Virtual machines inside of virtual machines like to sleep around.  But maybe I should give you some context!

I just moved an SBS 2008 installation from a physical server to a virtual machine. It’s a temporary thing until we rebuild the whole server in a couple of weeks, but it’s one of the steps. The physical SBS box had Microsoft Virtual Server installed on it running Blackberry software for Exchange (just for one user, but he’s the owner so it’s important that it keep working!). Once the virtual machine was up and running (hosted on VMware ESXi 5.0 free), everything seemed to be going fine until I took a look at the Blackberry server. I had to change the networking in Virtual Server to use the new virtual network card (instead of the old physical one). Then I booted the virtual-inside-virtual machine….and lost networking to the SBS VM!

I’ll save you the extended details of troubleshooting, which involved some reboots and reconfigurations and resets. The solution was go into the VMware vSphere Client, click on the host at the left, then on the Configuration tab, and then on Networking on the Hardware submenu. I clicked on Properties of vSwitch0, and then edited the vSwitch configuration. On the Security tab, I changed Promiscuous Mode from Reject to Accept, and OK’d my way out of all the settings screens. This is a great security feature but prevents the use of sub-virtualized machines that require promiscuous mode (now you see why I mentioned sleeping around?).

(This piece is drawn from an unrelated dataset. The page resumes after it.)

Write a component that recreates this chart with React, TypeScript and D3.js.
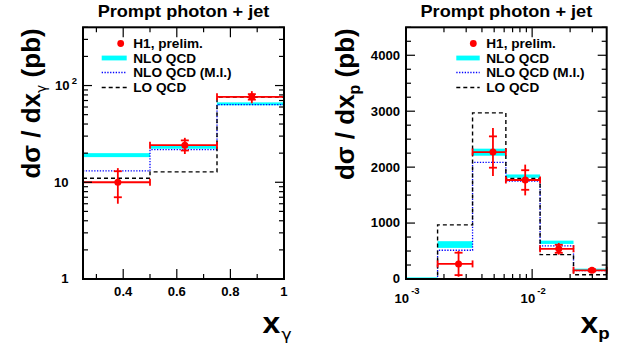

One thing I also did was add a second virtual network card to the SBS machine and unbind it from IPv4 and IPv6, but assign it as the physical card used by Microsoft Virtual Server for the Blackberry virtual machine. This gives me a little logical separation between the NIC used by the SBS system and the one used by Blackberry, though it doesn’t gain me much given the overall setup. It was more one of my troubleshooting changes I decided was worth keeping. You do still have to enable Promiscuous Mode for the Virtual Server to get network connectivity (a hint was that with the defaults, broadcast traffic worked because the NIC would get an IP via DHCP, but unicast traffic would fail; broadcast traffic was functioning even with Promiscuous Mode disabled!).

I’ve dealt with Promiscuous Mode before to get firewalls working in VMware, such as pfSense, which is why I though to check on the setting eventually. I’m happy that my past experience was able to help with my current one, and now I’ve shared with you and, hopefully, future Googlers looking for a solution to a similar problem!